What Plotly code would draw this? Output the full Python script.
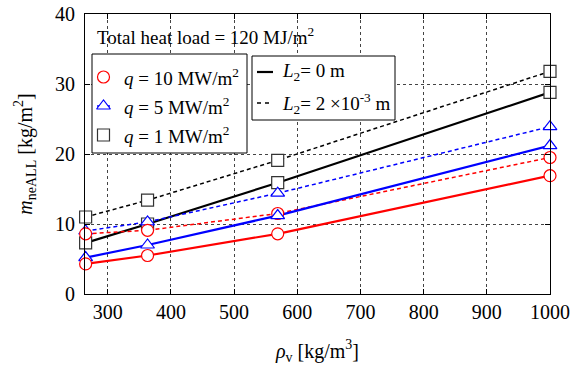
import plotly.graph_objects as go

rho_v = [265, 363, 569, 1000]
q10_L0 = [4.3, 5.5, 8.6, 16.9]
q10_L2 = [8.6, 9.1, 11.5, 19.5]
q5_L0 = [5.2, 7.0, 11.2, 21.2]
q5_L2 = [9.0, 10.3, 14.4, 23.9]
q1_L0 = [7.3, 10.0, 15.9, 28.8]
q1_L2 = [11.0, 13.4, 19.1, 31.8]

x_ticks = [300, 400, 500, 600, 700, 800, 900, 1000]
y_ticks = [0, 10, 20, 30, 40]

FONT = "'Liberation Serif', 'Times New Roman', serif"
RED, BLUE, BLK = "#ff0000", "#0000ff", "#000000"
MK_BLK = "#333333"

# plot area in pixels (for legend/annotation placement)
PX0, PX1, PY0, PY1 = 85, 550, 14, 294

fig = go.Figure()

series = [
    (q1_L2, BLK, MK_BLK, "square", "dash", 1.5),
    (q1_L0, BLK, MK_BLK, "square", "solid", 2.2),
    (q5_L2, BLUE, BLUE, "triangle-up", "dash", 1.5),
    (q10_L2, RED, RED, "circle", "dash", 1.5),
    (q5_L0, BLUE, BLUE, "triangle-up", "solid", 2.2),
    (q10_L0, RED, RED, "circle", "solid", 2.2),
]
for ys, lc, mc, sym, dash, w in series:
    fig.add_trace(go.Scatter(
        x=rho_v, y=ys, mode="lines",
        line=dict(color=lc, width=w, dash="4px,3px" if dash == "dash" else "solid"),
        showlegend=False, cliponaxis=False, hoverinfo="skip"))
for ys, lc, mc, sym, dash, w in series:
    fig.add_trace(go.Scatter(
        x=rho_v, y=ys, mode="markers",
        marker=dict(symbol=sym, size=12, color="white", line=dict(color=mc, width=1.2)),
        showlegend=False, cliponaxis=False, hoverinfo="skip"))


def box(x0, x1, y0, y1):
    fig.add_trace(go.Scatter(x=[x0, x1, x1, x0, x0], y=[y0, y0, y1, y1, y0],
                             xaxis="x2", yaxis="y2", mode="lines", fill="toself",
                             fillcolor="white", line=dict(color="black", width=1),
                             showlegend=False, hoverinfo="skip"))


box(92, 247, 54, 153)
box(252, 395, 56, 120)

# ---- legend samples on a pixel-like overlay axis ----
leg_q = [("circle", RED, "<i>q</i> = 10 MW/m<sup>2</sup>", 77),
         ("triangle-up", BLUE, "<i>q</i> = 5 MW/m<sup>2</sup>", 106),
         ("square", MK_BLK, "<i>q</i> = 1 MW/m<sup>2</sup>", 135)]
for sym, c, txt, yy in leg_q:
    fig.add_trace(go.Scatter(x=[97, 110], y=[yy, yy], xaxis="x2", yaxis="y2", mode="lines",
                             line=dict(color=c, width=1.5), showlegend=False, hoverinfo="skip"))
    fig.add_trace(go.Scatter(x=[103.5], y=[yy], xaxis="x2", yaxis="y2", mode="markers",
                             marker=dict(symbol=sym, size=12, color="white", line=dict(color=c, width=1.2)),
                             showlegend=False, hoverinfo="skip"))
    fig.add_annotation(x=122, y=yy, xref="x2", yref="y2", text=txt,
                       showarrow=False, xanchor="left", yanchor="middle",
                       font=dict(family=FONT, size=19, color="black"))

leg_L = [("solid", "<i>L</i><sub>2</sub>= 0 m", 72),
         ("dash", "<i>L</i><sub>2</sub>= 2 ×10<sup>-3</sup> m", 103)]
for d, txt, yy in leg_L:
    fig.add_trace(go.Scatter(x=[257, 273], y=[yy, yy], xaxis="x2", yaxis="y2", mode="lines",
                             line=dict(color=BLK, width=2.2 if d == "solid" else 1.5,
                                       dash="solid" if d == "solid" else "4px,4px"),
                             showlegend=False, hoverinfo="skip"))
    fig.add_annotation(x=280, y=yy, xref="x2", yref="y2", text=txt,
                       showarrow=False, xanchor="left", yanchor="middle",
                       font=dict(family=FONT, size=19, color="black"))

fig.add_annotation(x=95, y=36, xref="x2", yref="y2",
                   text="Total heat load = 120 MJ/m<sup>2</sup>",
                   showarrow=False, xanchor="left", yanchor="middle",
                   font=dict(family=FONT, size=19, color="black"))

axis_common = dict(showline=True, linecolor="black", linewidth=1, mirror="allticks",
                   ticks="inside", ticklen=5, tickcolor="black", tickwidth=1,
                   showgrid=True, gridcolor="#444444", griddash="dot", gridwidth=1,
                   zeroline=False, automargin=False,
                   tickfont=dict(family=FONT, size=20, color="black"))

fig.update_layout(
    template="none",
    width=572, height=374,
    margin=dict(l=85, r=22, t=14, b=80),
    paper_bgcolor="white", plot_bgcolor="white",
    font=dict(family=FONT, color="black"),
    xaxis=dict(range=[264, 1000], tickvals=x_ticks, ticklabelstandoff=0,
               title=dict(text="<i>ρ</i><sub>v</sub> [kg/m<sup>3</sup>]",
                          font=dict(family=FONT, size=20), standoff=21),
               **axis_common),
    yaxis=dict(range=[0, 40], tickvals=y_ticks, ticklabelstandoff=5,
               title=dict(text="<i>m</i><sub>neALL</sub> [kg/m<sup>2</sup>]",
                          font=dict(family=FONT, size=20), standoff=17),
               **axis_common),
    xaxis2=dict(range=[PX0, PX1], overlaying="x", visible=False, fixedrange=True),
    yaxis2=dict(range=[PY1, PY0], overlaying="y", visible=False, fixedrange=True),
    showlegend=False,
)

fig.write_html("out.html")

### PROBLEM DETAILS
Transcribe the material exactly, and leave out whatever pictures it holds.

### OUTPUT FOR THIS EXERCISE
What Plotly code would draw this? Output the full Python script.
import plotly.graph_objects as go

rho_v = [265, 363, 569, 1000]
q10_L0 = [4.3, 5.5, 8.6, 16.9]
q10_L2 = [8.6, 9.1, 11.5, 19.5]
q5_L0 = [5.2, 7.0, 11.2, 21.2]
q5_L2 = [9.0, 10.3, 14.4, 23.9]
q1_L0 = [7.3, 10.0, 15.9, 28.8]
q1_L2 = [11.0, 13.4, 19.1, 31.8]

x_ticks = [300, 400, 500, 600, 700, 800, 900, 1000]
y_ticks = [0, 10, 20, 30, 40]

FONT = "'Liberation Serif', 'Times New Roman', serif"
RED, BLUE, BLK = "#ff0000", "#0000ff", "#000000"
MK_BLK = "#333333"

# plot area in pixels (for legend/annotation placement)
PX0, PX1, PY0, PY1 = 85, 550, 14, 294

fig = go.Figure()

series = [
    (q1_L2, BLK, MK_BLK, "square", "dash", 1.5),
    (q1_L0, BLK, MK_BLK, "square", "solid", 2.2),
    (q5_L2, BLUE, BLUE, "triangle-up", "dash", 1.5),
    (q10_L2, RED, RED, "circle", "dash", 1.5),
    (q5_L0, BLUE, BLUE, "triangle-up", "solid", 2.2),
    (q10_L0, RED, RED, "circle", "solid", 2.2),
]
for ys, lc, mc, sym, dash, w in series:
    fig.add_trace(go.Scatter(
        x=rho_v, y=ys, mode="lines",
        line=dict(color=lc, width=w, dash="4px,3px" if dash == "dash" else "solid"),
        showlegend=False, cliponaxis=False, hoverinfo="skip"))
for ys, lc, mc, sym, dash, w in series:
    fig.add_trace(go.Scatter(
        x=rho_v, y=ys, mode="markers",
        marker=dict(symbol=sym, size=12, color="white", line=dict(color=mc, width=1.2)),
        showlegend=False, cliponaxis=False, hoverinfo="skip"))


def box(x0, x1, y0, y1):
    fig.add_trace(go.Scatter(x=[x0, x1, x1, x0, x0], y=[y0, y0, y1, y1, y0],
                             xaxis="x2", yaxis="y2", mode="lines", fill="toself",
                             fillcolor="white", line=dict(color="black", width=1),
                             showlegend=False, hoverinfo="skip"))


box(92, 247, 54, 153)
box(252, 395, 56, 120)

# ---- legend samples on a pixel-like overlay axis ----
leg_q = [("circle", RED, "<i>q</i> = 10 MW/m<sup>2</sup>", 77),
         ("triangle-up", BLUE, "<i>q</i> = 5 MW/m<sup>2</sup>", 106),
         ("square", MK_BLK, "<i>q</i> = 1 MW/m<sup>2</sup>", 135)]
for sym, c, txt, yy in leg_q:
    fig.add_trace(go.Scatter(x=[97, 110], y=[yy, yy], xaxis="x2", yaxis="y2", mode="lines",
                             line=dict(color=c, width=1.5), showlegend=False, hoverinfo="skip"))
    fig.add_trace(go.Scatter(x=[103.5], y=[yy], xaxis="x2", yaxis="y2", mode="markers",
                             marker=dict(symbol=sym, size=12, color="white", line=dict(color=c, width=1.2)),
                             showlegend=False, hoverinfo="skip"))
    fig.add_annotation(x=122, y=yy, xref="x2", yref="y2", text=txt,
                       showarrow=False, xanchor="left", yanchor="middle",
                       font=dict(family=FONT, size=19, color="black"))

leg_L = [("solid", "<i>L</i><sub>2</sub>= 0 m", 72),
         ("dash", "<i>L</i><sub>2</sub>= 2 ×10<sup>-3</sup> m", 103)]
for d, txt, yy in leg_L:
    fig.add_trace(go.Scatter(x=[257, 273], y=[yy, yy], xaxis="x2", yaxis="y2", mode="lines",
                             line=dict(color=BLK, width=2.2 if d == "solid" else 1.5,
                                       dash="solid" if d == "solid" else "4px,4px"),
                             showlegend=False, hoverinfo="skip"))
    fig.add_annotation(x=280, y=yy, xref="x2", yref="y2", text=txt,
                       showarrow=False, xanchor="left", yanchor="middle",
                       font=dict(family=FONT, size=19, color="black"))

fig.add_annotation(x=95, y=36, xref="x2", yref="y2",
                   text="Total heat load = 120 MJ/m<sup>2</sup>",
                   showarrow=False, xanchor="left", yanchor="middle",
                   font=dict(family=FONT, size=19, color="black"))

axis_common = dict(showline=True, linecolor="black", linewidth=1, mirror="allticks",
                   ticks="inside", ticklen=5, tickcolor="black", tickwidth=1,
                   showgrid=True, gridcolor="#444444", griddash="dot", gridwidth=1,
                   zeroline=False, automargin=False,
                   tickfont=dict(family=FONT, size=20, color="black"))

fig.update_layout(
    template="none",
    width=572, height=374,
    margin=dict(l=85, r=22, t=14, b=80),
    paper_bgcolor="white", plot_bgcolor="white",
    font=dict(family=FONT, color="black"),
    xaxis=dict(range=[264, 1000], tickvals=x_ticks, ticklabelstandoff=0,
               title=dict(text="<i>ρ</i><sub>v</sub> [kg/m<sup>3</sup>]",
                          font=dict(family=FONT, size=20), standoff=21),
               **axis_common),
    yaxis=dict(range=[0, 40], tickvals=y_ticks, ticklabelstandoff=5,
               title=dict(text="<i>m</i><sub>neALL</sub> [kg/m<sup>2</sup>]",
                          font=dict(family=FONT, size=20), standoff=17),
               **axis_common),
    xaxis2=dict(range=[PX0, PX1], overlaying="x", visible=False, fixedrange=True),
    yaxis2=dict(range=[PY1, PY0], overlaying="y", visible=False, fixedrange=True),
    showlegend=False,
)

fig.write_html("out.html")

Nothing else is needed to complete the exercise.